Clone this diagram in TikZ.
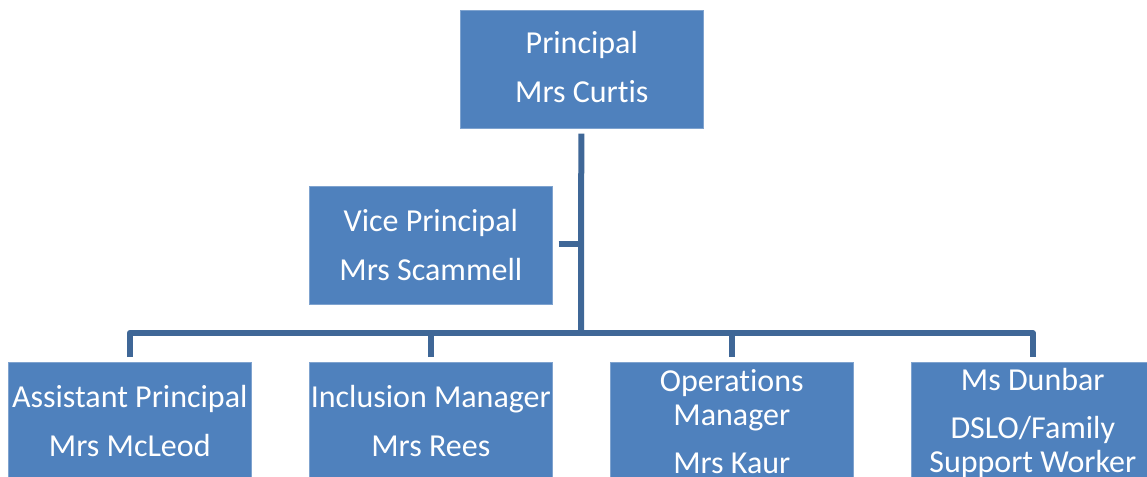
\documentclass[tikz,border=0pt]{standalone}
\usepackage{fontspec}
\setmainfont[Ligatures=NoCommon]{Carlito}
\definecolor{boxfill}{HTML}{4F81BD}
\definecolor{boxedge}{HTML}{7FA3CF}
\definecolor{linkcol}{HTML}{3F6797}
\tikzset{
  person/.style={anchor=north west,draw=boxedge,line width=0.6pt,fill=boxfill,text=white,
    minimum width=243pt,minimum height=118pt,inner sep=0pt,align=center,
    font=\fontsize{32}{34}\selectfont},
  link/.style={draw=linkcol,line width=6pt,line join=round}
}
\begin{document}
\begin{tikzpicture}[x=1pt,y=-1pt]
\useasboundingbox (0,0) rectangle (1147,476);
\clip (0,0) rectangle (1147,476);
\node[person] (principal) at (460,10) {Principal\\[15pt]Mrs Curtis\\[-30pt]\mbox{}};
\node[person] (vice) at (309,186) {Vice Principal\\[15pt]Mrs Scammell};
\node[person] (assistant) at (8,362) {Assistant Principal\\[15pt]Mrs McLeod};
\node[person] (inclusion) at (309,362) {Inclusion Manager\\[15pt]Mrs Rees};
\node[person] (operations) at (610,362) {Operations\\Manager\\[14pt]Mrs Kaur};
\node[person,minimum height=122pt] (dunbar) at (911,362) {Ms Dunbar\\[14pt]DSLO/Family\\Support Worker};
\coordinate (bus) at (581,333);
\coordinate (vjoin) at (581,244);
\draw[link] ([xshift=-0.5pt,yshift=-5pt]principal.south) -- (bus);
\draw[link] ([xshift=6pt]vice.east |- vjoin) -- (vjoin);
\draw[link] ([yshift=5pt]assistant.north) |- (bus) -| ([yshift=5pt]dunbar.north);
\draw[link] ([yshift=5pt]inclusion.north) -- (inclusion.north |- bus);
\draw[link] ([yshift=5pt]operations.north) -- (operations.north |- bus);
\end{tikzpicture}
\end{document}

════════

== Exercise details ==
Using the material above, set down every line exactly, but skip the pictures.

== Output for this exercise ==
Clone this diagram in TikZ.
\documentclass[tikz,border=0pt]{standalone}
\usepackage{fontspec}
\setmainfont[Ligatures=NoCommon]{Carlito}
\definecolor{boxfill}{HTML}{4F81BD}
\definecolor{boxedge}{HTML}{7FA3CF}
\definecolor{linkcol}{HTML}{3F6797}
\tikzset{
  person/.style={anchor=north west,draw=boxedge,line width=0.6pt,fill=boxfill,text=white,
    minimum width=243pt,minimum height=118pt,inner sep=0pt,align=center,
    font=\fontsize{32}{34}\selectfont},
  link/.style={draw=linkcol,line width=6pt,line join=round}
}
\begin{document}
\begin{tikzpicture}[x=1pt,y=-1pt]
\useasboundingbox (0,0) rectangle (1147,476);
\clip (0,0) rectangle (1147,476);
\node[person] (principal) at (460,10) {Principal\\[15pt]Mrs Curtis\\[-30pt]\mbox{}};
\node[person] (vice) at (309,186) {Vice Principal\\[15pt]Mrs Scammell};
\node[person] (assistant) at (8,362) {Assistant Principal\\[15pt]Mrs McLeod};
\node[person] (inclusion) at (309,362) {Inclusion Manager\\[15pt]Mrs Rees};
\node[person] (operations) at (610,362) {Operations\\Manager\\[14pt]Mrs Kaur};
\node[person,minimum height=122pt] (dunbar) at (911,362) {Ms Dunbar\\[14pt]DSLO/Family\\Support Worker};
\coordinate (bus) at (581,333);
\coordinate (vjoin) at (581,244);
\draw[link] ([xshift=-0.5pt,yshift=-5pt]principal.south) -- (bus);
\draw[link] ([xshift=6pt]vice.east |- vjoin) -- (vjoin);
\draw[link] ([yshift=5pt]assistant.north) |- (bus) -| ([yshift=5pt]dunbar.north);
\draw[link] ([yshift=5pt]inclusion.north) -- (inclusion.north |- bus);
\draw[link] ([yshift=5pt]operations.north) -- (operations.north |- bus);
\end{tikzpicture}
\end{document}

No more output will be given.